=== Given data ===
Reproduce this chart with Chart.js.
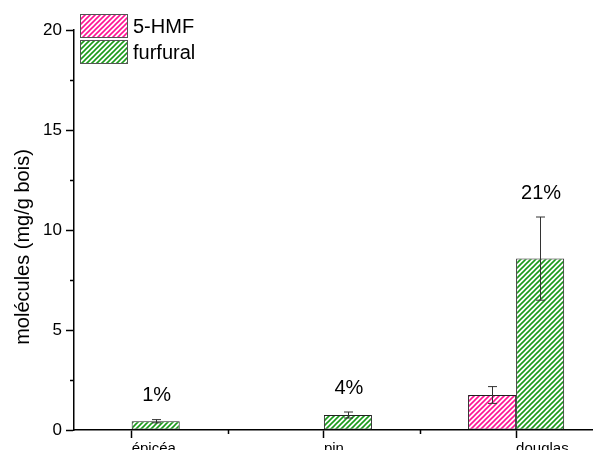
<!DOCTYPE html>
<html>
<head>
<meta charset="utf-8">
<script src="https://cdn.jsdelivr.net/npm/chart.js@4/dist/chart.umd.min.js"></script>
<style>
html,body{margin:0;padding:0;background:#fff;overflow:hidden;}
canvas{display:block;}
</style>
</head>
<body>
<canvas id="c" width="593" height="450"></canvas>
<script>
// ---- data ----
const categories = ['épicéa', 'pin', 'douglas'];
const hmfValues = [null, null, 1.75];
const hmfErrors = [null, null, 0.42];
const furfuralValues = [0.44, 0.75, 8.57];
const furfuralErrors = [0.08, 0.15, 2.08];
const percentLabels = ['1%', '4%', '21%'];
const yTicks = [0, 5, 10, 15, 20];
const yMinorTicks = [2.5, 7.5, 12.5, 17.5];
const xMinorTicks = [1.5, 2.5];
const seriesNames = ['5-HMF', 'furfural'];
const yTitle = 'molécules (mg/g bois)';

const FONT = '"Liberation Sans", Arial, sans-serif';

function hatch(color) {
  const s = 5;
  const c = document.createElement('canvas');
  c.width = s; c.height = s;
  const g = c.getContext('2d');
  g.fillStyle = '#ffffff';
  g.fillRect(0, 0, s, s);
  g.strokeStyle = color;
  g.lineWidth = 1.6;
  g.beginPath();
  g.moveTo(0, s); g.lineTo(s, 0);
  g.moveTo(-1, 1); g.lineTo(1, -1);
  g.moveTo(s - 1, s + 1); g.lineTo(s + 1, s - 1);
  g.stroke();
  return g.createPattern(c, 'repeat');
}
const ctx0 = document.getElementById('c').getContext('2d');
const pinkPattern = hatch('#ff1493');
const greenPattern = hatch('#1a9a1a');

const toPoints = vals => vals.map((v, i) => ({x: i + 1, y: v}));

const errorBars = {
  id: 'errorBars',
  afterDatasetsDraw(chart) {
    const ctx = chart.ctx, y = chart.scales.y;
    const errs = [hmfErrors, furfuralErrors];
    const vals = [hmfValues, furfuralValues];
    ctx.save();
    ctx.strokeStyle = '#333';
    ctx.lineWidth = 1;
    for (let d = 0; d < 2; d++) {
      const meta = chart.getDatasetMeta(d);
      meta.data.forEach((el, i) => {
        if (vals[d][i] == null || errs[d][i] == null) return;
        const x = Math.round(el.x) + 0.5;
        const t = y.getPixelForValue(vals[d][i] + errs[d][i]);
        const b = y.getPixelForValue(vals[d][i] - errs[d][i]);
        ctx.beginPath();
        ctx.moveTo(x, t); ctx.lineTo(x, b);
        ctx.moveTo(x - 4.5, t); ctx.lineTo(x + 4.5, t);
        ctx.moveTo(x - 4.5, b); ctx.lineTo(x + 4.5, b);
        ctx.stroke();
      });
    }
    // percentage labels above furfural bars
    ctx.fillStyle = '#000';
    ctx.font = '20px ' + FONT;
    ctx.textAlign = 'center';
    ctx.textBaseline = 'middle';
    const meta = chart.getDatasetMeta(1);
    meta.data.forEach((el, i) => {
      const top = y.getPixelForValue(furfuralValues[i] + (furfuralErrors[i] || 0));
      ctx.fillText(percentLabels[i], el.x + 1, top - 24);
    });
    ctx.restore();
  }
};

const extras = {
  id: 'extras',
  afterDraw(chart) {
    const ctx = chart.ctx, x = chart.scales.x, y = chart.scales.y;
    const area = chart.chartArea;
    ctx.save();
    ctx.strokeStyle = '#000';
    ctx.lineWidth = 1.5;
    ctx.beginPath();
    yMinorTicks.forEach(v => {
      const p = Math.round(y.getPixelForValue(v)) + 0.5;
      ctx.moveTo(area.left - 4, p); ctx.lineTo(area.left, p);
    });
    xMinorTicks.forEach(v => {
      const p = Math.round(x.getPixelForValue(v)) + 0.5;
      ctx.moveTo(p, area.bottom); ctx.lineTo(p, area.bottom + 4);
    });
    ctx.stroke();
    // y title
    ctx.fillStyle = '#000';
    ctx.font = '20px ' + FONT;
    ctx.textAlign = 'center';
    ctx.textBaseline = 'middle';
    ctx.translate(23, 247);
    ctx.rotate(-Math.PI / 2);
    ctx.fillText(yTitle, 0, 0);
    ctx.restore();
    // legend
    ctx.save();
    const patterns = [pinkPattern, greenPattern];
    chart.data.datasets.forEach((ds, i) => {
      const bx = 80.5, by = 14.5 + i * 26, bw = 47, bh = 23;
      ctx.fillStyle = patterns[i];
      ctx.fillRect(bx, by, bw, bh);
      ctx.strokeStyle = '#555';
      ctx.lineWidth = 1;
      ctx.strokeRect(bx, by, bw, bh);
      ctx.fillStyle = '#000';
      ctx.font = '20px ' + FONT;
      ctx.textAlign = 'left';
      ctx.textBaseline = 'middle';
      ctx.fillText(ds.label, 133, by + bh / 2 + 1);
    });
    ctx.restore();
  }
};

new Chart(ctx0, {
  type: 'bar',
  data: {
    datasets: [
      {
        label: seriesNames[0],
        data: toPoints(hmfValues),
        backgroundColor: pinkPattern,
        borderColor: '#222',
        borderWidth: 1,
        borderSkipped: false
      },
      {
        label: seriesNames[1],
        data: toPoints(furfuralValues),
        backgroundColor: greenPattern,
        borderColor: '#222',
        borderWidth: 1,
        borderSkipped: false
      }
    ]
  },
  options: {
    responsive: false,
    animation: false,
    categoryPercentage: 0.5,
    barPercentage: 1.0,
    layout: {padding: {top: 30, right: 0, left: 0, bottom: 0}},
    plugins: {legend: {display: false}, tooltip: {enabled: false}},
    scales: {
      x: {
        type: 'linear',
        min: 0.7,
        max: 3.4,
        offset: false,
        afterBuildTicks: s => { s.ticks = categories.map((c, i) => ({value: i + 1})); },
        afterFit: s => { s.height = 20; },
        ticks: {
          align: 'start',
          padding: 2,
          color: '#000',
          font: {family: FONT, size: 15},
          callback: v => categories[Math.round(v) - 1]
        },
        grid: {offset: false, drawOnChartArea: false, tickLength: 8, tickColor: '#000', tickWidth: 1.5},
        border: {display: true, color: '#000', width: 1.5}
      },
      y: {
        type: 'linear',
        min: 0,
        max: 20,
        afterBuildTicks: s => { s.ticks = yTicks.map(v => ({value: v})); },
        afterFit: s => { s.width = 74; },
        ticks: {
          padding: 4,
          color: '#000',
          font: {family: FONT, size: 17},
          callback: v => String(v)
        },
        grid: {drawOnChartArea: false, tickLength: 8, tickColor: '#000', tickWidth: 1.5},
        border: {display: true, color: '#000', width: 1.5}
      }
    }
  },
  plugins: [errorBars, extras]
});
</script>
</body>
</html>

=== Exercise ===
Omit the pictures and give the material again, exactly and in full.

=== Exercise result ===
Reproduce this chart with Chart.js.
<!DOCTYPE html>
<html>
<head>
<meta charset="utf-8">
<script src="https://cdn.jsdelivr.net/npm/chart.js@4/dist/chart.umd.min.js"></script>
<style>
html,body{margin:0;padding:0;background:#fff;overflow:hidden;}
canvas{display:block;}
</style>
</head>
<body>
<canvas id="c" width="593" height="450"></canvas>
<script>
// ---- data ----
const categories = ['épicéa', 'pin', 'douglas'];
const hmfValues = [null, null, 1.75];
const hmfErrors = [null, null, 0.42];
const furfuralValues = [0.44, 0.75, 8.57];
const furfuralErrors = [0.08, 0.15, 2.08];
const percentLabels = ['1%', '4%', '21%'];
const yTicks = [0, 5, 10, 15, 20];
const yMinorTicks = [2.5, 7.5, 12.5, 17.5];
const xMinorTicks = [1.5, 2.5];
const seriesNames = ['5-HMF', 'furfural'];
const yTitle = 'molécules (mg/g bois)';

const FONT = '"Liberation Sans", Arial, sans-serif';

function hatch(color) {
  const s = 5;
  const c = document.createElement('canvas');
  c.width = s; c.height = s;
  const g = c.getContext('2d');
  g.fillStyle = '#ffffff';
  g.fillRect(0, 0, s, s);
  g.strokeStyle = color;
  g.lineWidth = 1.6;
  g.beginPath();
  g.moveTo(0, s); g.lineTo(s, 0);
  g.moveTo(-1, 1); g.lineTo(1, -1);
  g.moveTo(s - 1, s + 1); g.lineTo(s + 1, s - 1);
  g.stroke();
  return g.createPattern(c, 'repeat');
}
const ctx0 = document.getElementById('c').getContext('2d');
const pinkPattern = hatch('#ff1493');
const greenPattern = hatch('#1a9a1a');

const toPoints = vals => vals.map((v, i) => ({x: i + 1, y: v}));

const errorBars = {
  id: 'errorBars',
  afterDatasetsDraw(chart) {
    const ctx = chart.ctx, y = chart.scales.y;
    const errs = [hmfErrors, furfuralErrors];
    const vals = [hmfValues, furfuralValues];
    ctx.save();
    ctx.strokeStyle = '#333';
    ctx.lineWidth = 1;
    for (let d = 0; d < 2; d++) {
      const meta = chart.getDatasetMeta(d);
      meta.data.forEach((el, i) => {
        if (vals[d][i] == null || errs[d][i] == null) return;
        const x = Math.round(el.x) + 0.5;
        const t = y.getPixelForValue(vals[d][i] + errs[d][i]);
        const b = y.getPixelForValue(vals[d][i] - errs[d][i]);
        ctx.beginPath();
        ctx.moveTo(x, t); ctx.lineTo(x, b);
        ctx.moveTo(x - 4.5, t); ctx.lineTo(x + 4.5, t);
        ctx.moveTo(x - 4.5, b); ctx.lineTo(x + 4.5, b);
        ctx.stroke();
      });
    }
    // percentage labels above furfural bars
    ctx.fillStyle = '#000';
    ctx.font = '20px ' + FONT;
    ctx.textAlign = 'center';
    ctx.textBaseline = 'middle';
    const meta = chart.getDatasetMeta(1);
    meta.data.forEach((el, i) => {
      const top = y.getPixelForValue(furfuralValues[i] + (furfuralErrors[i] || 0));
      ctx.fillText(percentLabels[i], el.x + 1, top - 24);
    });
    ctx.restore();
  }
};

const extras = {
  id: 'extras',
  afterDraw(chart) {
    const ctx = chart.ctx, x = chart.scales.x, y = chart.scales.y;
    const area = chart.chartArea;
    ctx.save();
    ctx.strokeStyle = '#000';
    ctx.lineWidth = 1.5;
    ctx.beginPath();
    yMinorTicks.forEach(v => {
      const p = Math.round(y.getPixelForValue(v)) + 0.5;
      ctx.moveTo(area.left - 4, p); ctx.lineTo(area.left, p);
    });
    xMinorTicks.forEach(v => {
      const p = Math.round(x.getPixelForValue(v)) + 0.5;
      ctx.moveTo(p, area.bottom); ctx.lineTo(p, area.bottom + 4);
    });
    ctx.stroke();
    // y title
    ctx.fillStyle = '#000';
    ctx.font = '20px ' + FONT;
    ctx.textAlign = 'center';
    ctx.textBaseline = 'middle';
    ctx.translate(23, 247);
    ctx.rotate(-Math.PI / 2);
    ctx.fillText(yTitle, 0, 0);
    ctx.restore();
    // legend
    ctx.save();
    const patterns = [pinkPattern, greenPattern];
    chart.data.datasets.forEach((ds, i) => {
      const bx = 80.5, by = 14.5 + i * 26, bw = 47, bh = 23;
      ctx.fillStyle = patterns[i];
      ctx.fillRect(bx, by, bw, bh);
      ctx.strokeStyle = '#555';
      ctx.lineWidth = 1;
      ctx.strokeRect(bx, by, bw, bh);
      ctx.fillStyle = '#000';
      ctx.font = '20px ' + FONT;
      ctx.textAlign = 'left';
      ctx.textBaseline = 'middle';
      ctx.fillText(ds.label, 133, by + bh / 2 + 1);
    });
    ctx.restore();
  }
};

new Chart(ctx0, {
  type: 'bar',
  data: {
    datasets: [
      {
        label: seriesNames[0],
        data: toPoints(hmfValues),
        backgroundColor: pinkPattern,
        borderColor: '#222',
        borderWidth: 1,
        borderSkipped: false
      },
      {
        label: seriesNames[1],
        data: toPoints(furfuralValues),
        backgroundColor: greenPattern,
        borderColor: '#222',
        borderWidth: 1,
        borderSkipped: false
      }
    ]
  },
  options: {
    responsive: false,
    animation: false,
    categoryPercentage: 0.5,
    barPercentage: 1.0,
    layout: {padding: {top: 30, right: 0, left: 0, bottom: 0}},
    plugins: {legend: {display: false}, tooltip: {enabled: false}},
    scales: {
      x: {
        type: 'linear',
        min: 0.7,
        max: 3.4,
        offset: false,
        afterBuildTicks: s => { s.ticks = categories.map((c, i) => ({value: i + 1})); },
        afterFit: s => { s.height = 20; },
        ticks: {
          align: 'start',
          padding: 2,
          color: '#000',
          font: {family: FONT, size: 15},
          callback: v => categories[Math.round(v) - 1]
        },
        grid: {offset: false, drawOnChartArea: false, tickLength: 8, tickColor: '#000', tickWidth: 1.5},
        border: {display: true, color: '#000', width: 1.5}
      },
      y: {
        type: 'linear',
        min: 0,
        max: 20,
        afterBuildTicks: s => { s.ticks = yTicks.map(v => ({value: v})); },
        afterFit: s => { s.width = 74; },
        ticks: {
          padding: 4,
          color: '#000',
          font: {family: FONT, size: 17},
          callback: v => String(v)
        },
        grid: {drawOnChartArea: false, tickLength: 8, tickColor: '#000', tickWidth: 1.5},
        border: {display: true, color: '#000', width: 1.5}
      }
    }
  },
  plugins: [errorBars, extras]
});
</script>
</body>
</html>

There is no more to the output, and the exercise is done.